L’homme peut-il se considérer lui-même d’égale façon avant et après Auschwitz, avant et après Hiroshima, avant et après les révélations faites sur le Goulag ?
Ces trois moments de l’ignominie contemporaine ne sont-ils que des péripéties de l’Histoire, ni plus ni moins affreuses que d’autres calamités du passé, ou faut-il y voir la manifestation d’une mutation de l’Espèce ?
Comment croire encore à la “justice divine” en un temps où le “peuple de Dieu” a fait l’objet du plus grand génocide scientifiquement planifié et accompli avec quelle haute compétence technique, réellement sans équivalent ? Comment envisager la finalité d’une créature devenue capable de son propre anéantissement ? Enfin comment espérer discerner le Bien et le Mal dans un monde dont les valeurs réputées les plus nobles sont perverties par l’usage des mots qui les désignent ?

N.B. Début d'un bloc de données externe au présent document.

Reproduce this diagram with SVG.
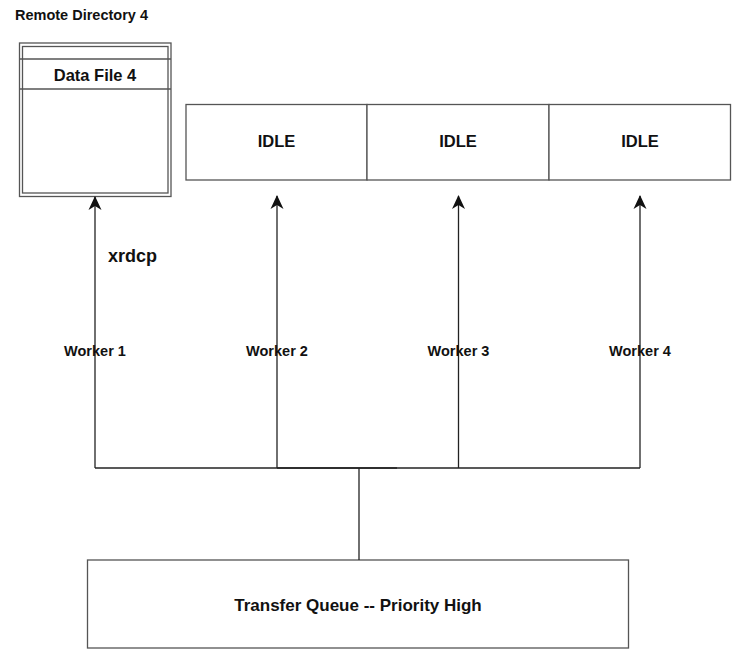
<svg xmlns="http://www.w3.org/2000/svg" width="732" height="650" viewBox="0 0 732 650">
<style>
text{font-family:"Liberation Sans",Arial,sans-serif;font-weight:bold;fill:#111;}
.box{fill:#fff;stroke:#555;stroke-width:1.3;}
.conn{fill:none;stroke:#222;stroke-width:1.3;}
</style>
<defs>
<marker id="arr" viewBox="0 0 14 14" refX="13" refY="7" markerWidth="14" markerHeight="14" markerUnits="userSpaceOnUse" orient="auto">
<path d="M0,0.5 L14,7 L0,13.5 L4,7 Z" fill="#111"/>
</marker>
</defs>
<rect width="732" height="650" fill="#fff"/>
<text x="15" y="19.5" font-size="14.5">Remote Directory 4</text>
<g id="remote-dir">
<rect class="box" x="19.5" y="43" width="151.5" height="153.5" stroke-width="1.6"/>
<rect class="box" x="22.5" y="46.5" width="145.5" height="146.5"/>
<line class="box" x1="19.5" y1="59" x2="171" y2="59"/>
<line class="box" x1="19.5" y1="89" x2="171" y2="89"/>
<text x="95" y="80.5" font-size="16.5" text-anchor="middle">Data File 4</text>
</g>
<g id="idle1">
<rect class="box" x="186" y="104.5" width="181" height="75.5"/>
<text x="276.5" y="147" font-size="16.5" text-anchor="middle">IDLE</text>
</g>
<g id="idle2">
<rect class="box" x="367" y="104.5" width="182" height="75.5"/>
<text x="458" y="147" font-size="16.5" text-anchor="middle">IDLE</text>
</g>
<g id="idle3">
<rect class="box" x="549" y="104.5" width="181.5" height="75.5"/>
<text x="640" y="147" font-size="16.5" text-anchor="middle">IDLE</text>
</g>
<g id="queue">
<rect class="box" x="87.5" y="560" width="541" height="88"/>
<text x="358" y="611" font-size="17" text-anchor="middle">Transfer Queue -- Priority High</text>
</g>
<g id="connectors">
<line class="conn" x1="359" y1="560" x2="359" y2="468"/>
<line class="conn" x1="95" y1="468" x2="640" y2="468" stroke="#555"/>
<line class="conn" x1="277" y1="468" x2="397" y2="468"/>
<line class="conn" x1="95" y1="468" x2="95" y2="197" marker-end="url(#arr)"/>
<line class="conn" x1="277" y1="468" x2="277" y2="196" marker-end="url(#arr)"/>
<line class="conn" x1="458.5" y1="468" x2="458.5" y2="196" marker-end="url(#arr)"/>
<line class="conn" x1="640" y1="468" x2="640" y2="196" marker-end="url(#arr)"/>
<text x="108" y="262" font-size="18" text-anchor="start">xrdcp</text>
<text x="95" y="355.5" font-size="14.5" text-anchor="middle">Worker 1</text>
<text x="277" y="355.5" font-size="14.5" text-anchor="middle">Worker 2</text>
<text x="458.5" y="355.5" font-size="14.5" text-anchor="middle">Worker 3</text>
<text x="640" y="355.5" font-size="14.5" text-anchor="middle">Worker 4</text>
</g>
</svg>
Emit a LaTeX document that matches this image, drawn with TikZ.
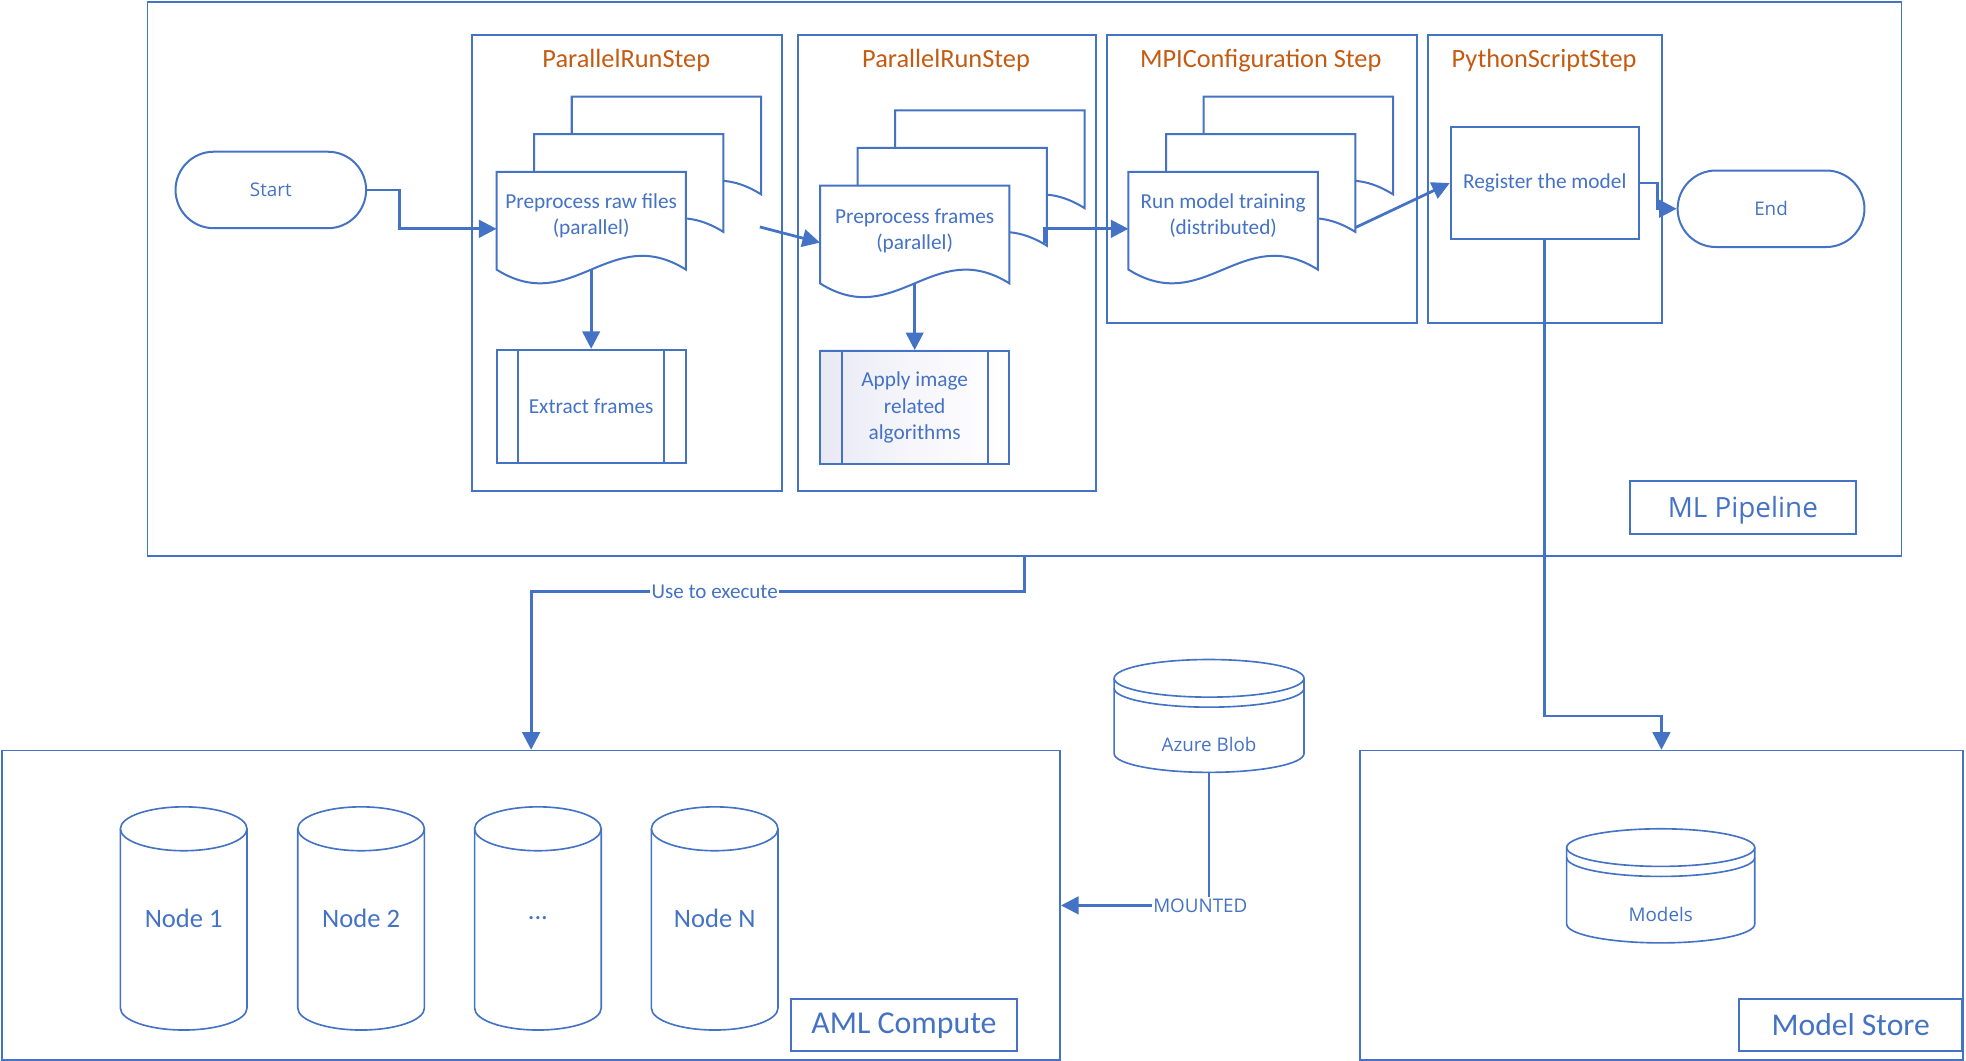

Ces questions sont posées, implicitement, par le non-agir de l’homme de la pire des nuits que met en scène Aleksandar Tisma dans L’Ecole d’impiété. L’homme de la pire des nuits, que Tisma désigne ainsi, dans la nouvelle éponyme, comme s’il s’agissait d’un nouveau type humain, est l’un des millions de déportés confronté, à la veille de son arrestation, qu’il sait absolument sûre et certaine, à l’alternative de la fuite ou de la résignation. Pourquoi, conscient de ce qui va leur arriver à l’aube, l’homme de la pire des nuits ne réveille-t-il pas sa femme et sa fille pour se sauver avec elles ? Est-ce parce que, justement, certaine réalité faisait encore partie, avant Auschwitz, de l’impensable ? Ou bien est-ce parce qu’il est impensable de se sauver seul ?

Alexandre Tisma. L’usage de l’homme. Traduit du serbo-croate par Madeleine Stevanov. Editions Julliard/L’Age d’Homme, 1985.

Alexandre Tisma. L’Ecole d’impiété,L’Age d’Homme.